◆ Aim of the task: Output the records. Match them exactly.

◆ Data provided:
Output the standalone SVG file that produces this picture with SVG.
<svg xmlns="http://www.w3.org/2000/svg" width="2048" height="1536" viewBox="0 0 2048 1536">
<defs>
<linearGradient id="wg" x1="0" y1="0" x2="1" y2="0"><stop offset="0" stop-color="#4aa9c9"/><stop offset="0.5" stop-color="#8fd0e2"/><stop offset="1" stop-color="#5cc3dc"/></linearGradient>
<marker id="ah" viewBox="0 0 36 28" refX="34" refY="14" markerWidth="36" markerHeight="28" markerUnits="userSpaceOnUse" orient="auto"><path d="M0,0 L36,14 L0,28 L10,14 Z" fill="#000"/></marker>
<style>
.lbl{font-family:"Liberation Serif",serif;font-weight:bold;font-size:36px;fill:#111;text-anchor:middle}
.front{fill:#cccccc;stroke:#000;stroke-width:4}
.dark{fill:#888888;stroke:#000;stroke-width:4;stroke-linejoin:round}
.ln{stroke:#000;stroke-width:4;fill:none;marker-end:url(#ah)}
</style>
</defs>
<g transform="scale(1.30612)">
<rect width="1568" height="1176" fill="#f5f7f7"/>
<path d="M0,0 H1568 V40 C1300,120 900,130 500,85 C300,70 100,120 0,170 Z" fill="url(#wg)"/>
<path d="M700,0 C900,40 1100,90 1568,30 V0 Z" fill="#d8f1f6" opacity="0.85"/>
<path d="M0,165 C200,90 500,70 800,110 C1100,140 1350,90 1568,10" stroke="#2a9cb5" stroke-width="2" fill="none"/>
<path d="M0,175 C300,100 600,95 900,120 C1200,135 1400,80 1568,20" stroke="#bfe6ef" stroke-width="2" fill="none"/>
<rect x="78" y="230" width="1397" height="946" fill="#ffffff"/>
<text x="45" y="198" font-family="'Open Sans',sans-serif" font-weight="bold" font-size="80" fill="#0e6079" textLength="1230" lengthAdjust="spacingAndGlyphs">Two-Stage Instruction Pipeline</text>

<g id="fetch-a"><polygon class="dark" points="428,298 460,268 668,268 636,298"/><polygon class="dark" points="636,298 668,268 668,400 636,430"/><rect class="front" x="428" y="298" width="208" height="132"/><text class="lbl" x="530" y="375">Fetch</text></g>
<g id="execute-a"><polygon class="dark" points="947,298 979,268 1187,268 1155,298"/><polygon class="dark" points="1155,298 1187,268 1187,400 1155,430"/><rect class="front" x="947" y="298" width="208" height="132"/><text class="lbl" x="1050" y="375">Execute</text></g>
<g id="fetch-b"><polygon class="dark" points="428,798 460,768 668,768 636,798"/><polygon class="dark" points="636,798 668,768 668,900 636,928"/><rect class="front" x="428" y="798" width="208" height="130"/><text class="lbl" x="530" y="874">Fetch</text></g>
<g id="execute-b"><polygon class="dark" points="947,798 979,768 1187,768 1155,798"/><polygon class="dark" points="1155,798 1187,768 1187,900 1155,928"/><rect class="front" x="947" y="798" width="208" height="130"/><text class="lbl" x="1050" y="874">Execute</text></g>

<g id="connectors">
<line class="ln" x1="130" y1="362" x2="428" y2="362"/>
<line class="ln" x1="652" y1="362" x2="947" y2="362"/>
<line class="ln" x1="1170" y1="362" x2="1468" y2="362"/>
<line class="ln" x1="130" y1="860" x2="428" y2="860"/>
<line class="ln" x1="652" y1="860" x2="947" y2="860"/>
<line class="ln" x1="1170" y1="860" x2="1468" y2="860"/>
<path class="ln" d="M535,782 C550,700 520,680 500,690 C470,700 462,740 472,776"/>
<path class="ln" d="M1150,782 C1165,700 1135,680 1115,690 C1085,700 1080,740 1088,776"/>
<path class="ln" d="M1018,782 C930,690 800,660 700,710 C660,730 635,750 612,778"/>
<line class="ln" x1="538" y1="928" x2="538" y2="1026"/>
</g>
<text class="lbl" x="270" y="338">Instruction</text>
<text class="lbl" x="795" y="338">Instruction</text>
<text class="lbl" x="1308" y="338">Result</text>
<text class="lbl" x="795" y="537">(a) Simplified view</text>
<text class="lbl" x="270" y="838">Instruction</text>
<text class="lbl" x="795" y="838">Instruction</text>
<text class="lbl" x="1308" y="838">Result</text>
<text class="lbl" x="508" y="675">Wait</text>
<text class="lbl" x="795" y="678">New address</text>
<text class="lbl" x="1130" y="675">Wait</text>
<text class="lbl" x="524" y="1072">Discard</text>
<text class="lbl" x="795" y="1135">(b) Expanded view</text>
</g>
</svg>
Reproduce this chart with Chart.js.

◆ Answer to the problem:
Output the standalone SVG file that produces this picture with SVG.
<svg xmlns="http://www.w3.org/2000/svg" width="2048" height="1536" viewBox="0 0 2048 1536">
<defs>
<linearGradient id="wg" x1="0" y1="0" x2="1" y2="0"><stop offset="0" stop-color="#4aa9c9"/><stop offset="0.5" stop-color="#8fd0e2"/><stop offset="1" stop-color="#5cc3dc"/></linearGradient>
<marker id="ah" viewBox="0 0 36 28" refX="34" refY="14" markerWidth="36" markerHeight="28" markerUnits="userSpaceOnUse" orient="auto"><path d="M0,0 L36,14 L0,28 L10,14 Z" fill="#000"/></marker>
<style>
.lbl{font-family:"Liberation Serif",serif;font-weight:bold;font-size:36px;fill:#111;text-anchor:middle}
.front{fill:#cccccc;stroke:#000;stroke-width:4}
.dark{fill:#888888;stroke:#000;stroke-width:4;stroke-linejoin:round}
.ln{stroke:#000;stroke-width:4;fill:none;marker-end:url(#ah)}
</style>
</defs>
<g transform="scale(1.30612)">
<rect width="1568" height="1176" fill="#f5f7f7"/>
<path d="M0,0 H1568 V40 C1300,120 900,130 500,85 C300,70 100,120 0,170 Z" fill="url(#wg)"/>
<path d="M700,0 C900,40 1100,90 1568,30 V0 Z" fill="#d8f1f6" opacity="0.85"/>
<path d="M0,165 C200,90 500,70 800,110 C1100,140 1350,90 1568,10" stroke="#2a9cb5" stroke-width="2" fill="none"/>
<path d="M0,175 C300,100 600,95 900,120 C1200,135 1400,80 1568,20" stroke="#bfe6ef" stroke-width="2" fill="none"/>
<rect x="78" y="230" width="1397" height="946" fill="#ffffff"/>
<text x="45" y="198" font-family="'Open Sans',sans-serif" font-weight="bold" font-size="80" fill="#0e6079" textLength="1230" lengthAdjust="spacingAndGlyphs">Two-Stage Instruction Pipeline</text>

<g id="fetch-a"><polygon class="dark" points="428,298 460,268 668,268 636,298"/><polygon class="dark" points="636,298 668,268 668,400 636,430"/><rect class="front" x="428" y="298" width="208" height="132"/><text class="lbl" x="530" y="375">Fetch</text></g>
<g id="execute-a"><polygon class="dark" points="947,298 979,268 1187,268 1155,298"/><polygon class="dark" points="1155,298 1187,268 1187,400 1155,430"/><rect class="front" x="947" y="298" width="208" height="132"/><text class="lbl" x="1050" y="375">Execute</text></g>
<g id="fetch-b"><polygon class="dark" points="428,798 460,768 668,768 636,798"/><polygon class="dark" points="636,798 668,768 668,900 636,928"/><rect class="front" x="428" y="798" width="208" height="130"/><text class="lbl" x="530" y="874">Fetch</text></g>
<g id="execute-b"><polygon class="dark" points="947,798 979,768 1187,768 1155,798"/><polygon class="dark" points="1155,798 1187,768 1187,900 1155,928"/><rect class="front" x="947" y="798" width="208" height="130"/><text class="lbl" x="1050" y="874">Execute</text></g>

<g id="connectors">
<line class="ln" x1="130" y1="362" x2="428" y2="362"/>
<line class="ln" x1="652" y1="362" x2="947" y2="362"/>
<line class="ln" x1="1170" y1="362" x2="1468" y2="362"/>
<line class="ln" x1="130" y1="860" x2="428" y2="860"/>
<line class="ln" x1="652" y1="860" x2="947" y2="860"/>
<line class="ln" x1="1170" y1="860" x2="1468" y2="860"/>
<path class="ln" d="M535,782 C550,700 520,680 500,690 C470,700 462,740 472,776"/>
<path class="ln" d="M1150,782 C1165,700 1135,680 1115,690 C1085,700 1080,740 1088,776"/>
<path class="ln" d="M1018,782 C930,690 800,660 700,710 C660,730 635,750 612,778"/>
<line class="ln" x1="538" y1="928" x2="538" y2="1026"/>
</g>
<text class="lbl" x="270" y="338">Instruction</text>
<text class="lbl" x="795" y="338">Instruction</text>
<text class="lbl" x="1308" y="338">Result</text>
<text class="lbl" x="795" y="537">(a) Simplified view</text>
<text class="lbl" x="270" y="838">Instruction</text>
<text class="lbl" x="795" y="838">Instruction</text>
<text class="lbl" x="1308" y="838">Result</text>
<text class="lbl" x="508" y="675">Wait</text>
<text class="lbl" x="795" y="678">New address</text>
<text class="lbl" x="1130" y="675">Wait</text>
<text class="lbl" x="524" y="1072">Discard</text>
<text class="lbl" x="795" y="1135">(b) Expanded view</text>
</g>
</svg>
Reproduce this chart with Chart.js.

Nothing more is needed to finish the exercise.